High Weald High Weald Timelapsed/Flickr

The decision by Mid Sussex council to grant planning permission for 600 houses in the High Weald AONB sets a troubling precedent for our nationally protected landscapes.

Among the largest single developments proposed for an Area of Outstanding Natural Beauty, the site at Pease Pottage was opposed by Natural England, local campaigners and even the neighbouring council for whom the houses are supposedly being built. None of these considerations was enough to stop the Government waving it through.

The Government argued that the council was justified in approving the development through ‘exceptional circumstances’, the only means to justify overriding protection for AONBs.

One might think, then, that ‘exceptional circumstances’ must indeed be ‘exceptional’, but the need to meet housing targets is increasingly being used as a trump card for inappropriate development. A 60-dwelling development was imposed on the Cotswolds AONB earlier this year for such reasons, while the North Wessex Downs is facing a proposal for 120 houses at Hungerford to meet a wider housing target.

This situation is deplorable on two counts. First, because housing targets, set by councils and endorsed by Government, are largely based on market-driven demand rather than actual, local need. Second, because councils are expected to lower targets if they have AONBs or other protected countryside in their area.

Put simply, councils should not be granting permission for speculative development in an AONB.

In response to such cases, the Government claims that it is up to councils to make these ‘tough decisions’. Yet the common denominator here is not councils, but Government.

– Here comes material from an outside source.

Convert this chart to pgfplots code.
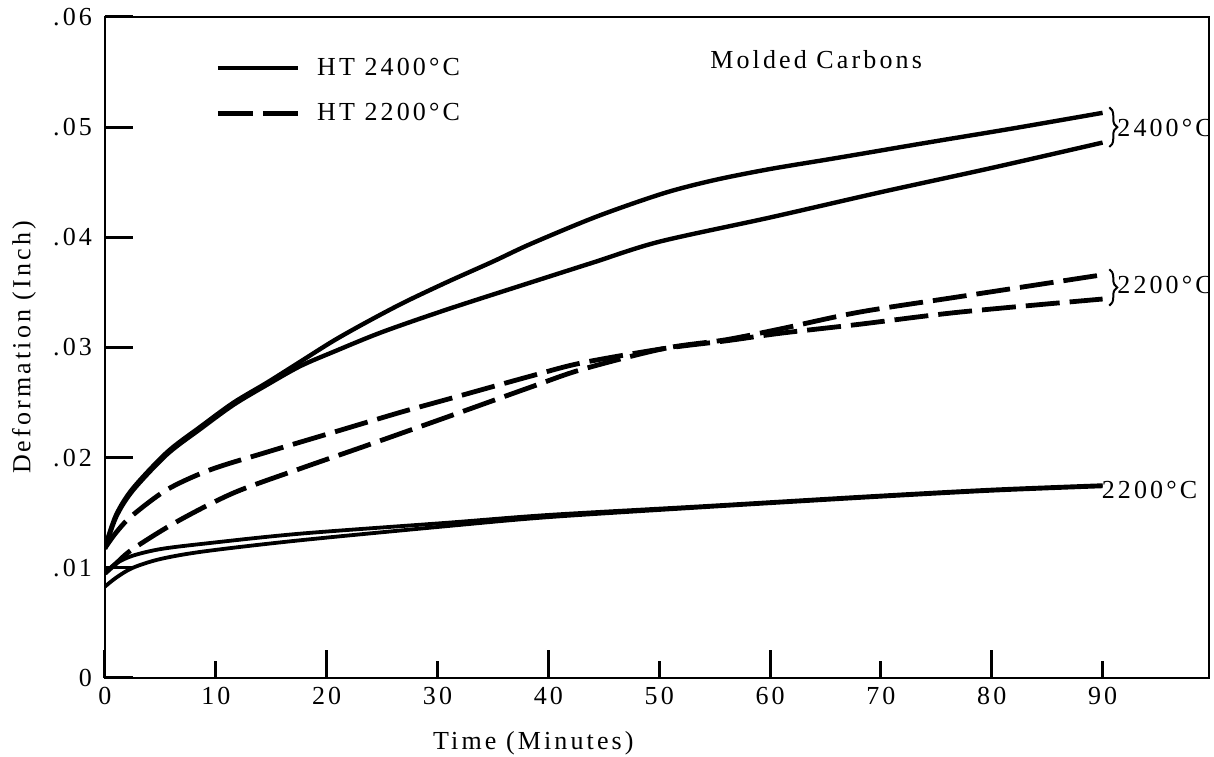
\documentclass[border=0pt]{standalone}
\usepackage{fontspec}
\setmainfont{Liberation Serif}[LetterSpace=12]
\usepackage{pgfplots}
\pgfplotsset{compat=1.18}
\usetikzlibrary{decorations.pathreplacing}
\begin{document}
\fontsize{13}{15}\selectfont
\begin{tikzpicture}
\begin{axis}[
  scale only axis, width=552pt, height=330.5pt,
  xmin=0, xmax=99.6, ymin=0, ymax=0.06,
  axis line style={line width=1.3pt},
  tick align=inside, xtick pos=bottom, ytick pos=left,
  /pgf/number format/assume math mode=true,
  xtick={0,20,40,60,80},
  extra x ticks={10,30,50,70,90},
  extra x tick style={major tick length=8.5pt},
  ytick={0,0.01,0.02,0.03,0.04,0.05,0.06},
  yticklabels={0,.01,.02,.03,.04,.05,.06},
  yticklabel style={xshift=-2pt},
  scaled y ticks=false,
  major tick length=14pt,
  tick style={line width=1.5pt, black},
  xlabel={Time (Minutes)}, ylabel={Deformation (Inch)},
  x label style={at={(rel axis cs:0.388,0)}, anchor=north, yshift=-22pt},
  y label style={at={(rel axis cs:0,0.5)}, anchor=south, yshift=30pt},
  legend style={draw=none, fill=none, at={(rel axis cs:0.0996,0.945)}, anchor=north west,
    row sep=8pt, inner sep=0pt, nodes={inner sep=2pt, anchor=west}},
  legend cell align=left,
  legend image code/.code={\draw[#1] (0pt,0pt) -- (40pt,0pt);},
  /tikz/every odd column/.append style={column sep=6.5pt},
]
\addlegendimage{line width=2pt}
\addlegendentry{HT 2400°C}
\addlegendimage{line width=2.4pt, dash pattern=on 17.5pt off 5pt}
\addlegendentry{HT 2200°C}

% 2400 solid, upper
\addplot[line width=2.2pt, smooth, forget plot] coordinates {
(0,0.0119) (1,0.0148) (2.5,0.0172) (5.6,0.0205) (8.6,0.0228) (11.6,0.0250) (14.6,0.0268)
(17.6,0.0287) (20.6,0.0306) (23.6,0.0323) (27,0.0341) (31,0.0360) (35,0.0378)
(38.4,0.0394) (44.4,0.0419) (50.4,0.0440) (55,0.0452) (60,0.0462) (66,0.0472)
(74.2,0.0486) (82,0.0499) (90,0.0513)};
% 2400 solid, lower
\addplot[line width=2.2pt, smooth, forget plot] coordinates {
(0,0.0117) (1,0.0146) (2.5,0.0170) (5.6,0.0203) (8.6,0.0226) (11.6,0.0248) (14.6,0.0266)
(17.6,0.0283) (20.6,0.0296) (25,0.0314) (31,0.0335) (38.4,0.0359) (44,0.0377)
(50,0.0396) (60,0.0418) (70,0.0441) (80,0.0463) (90,0.0486)};
% 2200 dashed, starting high
\addplot[line width=2.4pt, dash pattern=on 17pt off 5pt, smooth, forget plot] coordinates {
(0,0.0118) (1,0.0132) (2.4,0.0147) (5.6,0.0171) (9.5,0.0189) (14.6,0.0205) (20.6,0.0223)
(26.6,0.0241) (30.9,0.0253) (38.4,0.0274) (43,0.0286) (50.4,0.0299) (56,0.0306)
(61,0.0313) (68,0.0321) (77,0.0332) (90,0.0344)};
% 2200 dashed, starting low
\addplot[line width=2.4pt, dash pattern=on 17pt off 5pt, smooth, forget plot] coordinates {
(0,0.0095) (1,0.0104) (2.5,0.0117) (6.5,0.0142) (11.6,0.0168) (17.6,0.0190) (23.6,0.0211)
(30.9,0.0237) (38.4,0.0264) (43,0.0280) (50.4,0.0299) (56,0.0307) (61,0.0317)
(68,0.0332) (77,0.0346) (90,0.0366)};
% 2200 solid (lower pair)
\addplot[line width=1.9pt, smooth, forget plot] coordinates {
(0,0.0095) (1,0.0104) (2.5,0.0111) (5,0.0117) (9,0.0122) (17.6,0.0131) (31,0.0141)
(40,0.0148) (54,0.0156) (69,0.0165) (80,0.0171) (90,0.0175)};
\addplot[line width=1.9pt, smooth, forget plot] coordinates {
(0,0.0083) (1,0.0091) (2.5,0.0100) (5,0.0108) (9,0.0115) (17.6,0.0125) (31,0.0138)
(40,0.0146) (54,0.0155) (69,0.0164) (80,0.0170) (90,0.0174)};

\node[anchor=west] at (axis cs:53.8,0.0561) {Molded Carbons};
\draw[line width=1pt, decorate, decoration={brace, amplitude=4pt}]
  (axis cs:90.6,0.0518) -- (axis cs:90.6,0.0482);
\node[anchor=west, inner sep=0pt] at (axis cs:91.3,0.0499) {2400°C};
\draw[line width=1pt, decorate, decoration={brace, amplitude=4pt}]
  (axis cs:90.6,0.0371) -- (axis cs:90.6,0.0338);
\node[anchor=west, inner sep=0pt] at (axis cs:91.3,0.0357) {2200°C};
\node[anchor=west, inner sep=0pt] at (axis cs:89.9,0.0171) {2200°C};
\end{axis}
\pgfresetboundingbox
\path[use as bounding box] ([shift={(-52.5pt,-39.5pt)}]current axis.south west)
  rectangle ([shift={(2.5pt,8.5pt)}]current axis.north east);
\end{tikzpicture}
\end{document}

In approving permission Mid Sussex council considered previous planning appeals in AONBs allowed by Government. In the case of the Cotswolds AONB, a Government-appointed planning inspector overruled the local council’s refusal on reasons of housing land supply. And, ultimately, AONBs are national designations: if councils are misinterpreting national policy then it is Government’s responsibility to set them straight.

The Government’s imminent housing white paper will define its approach to housing and the immediate future of our protected landscapes. Rumours abound that higher targets will be encouraged for areas of higher demand, with all the knock-on effects. We hope that ministers use this opportunity to encourage realistic housing targets that meet actual need, and fulfil their promise to protect the best of our countryside.

Councils should not be granting permission for speculative development in an AONB.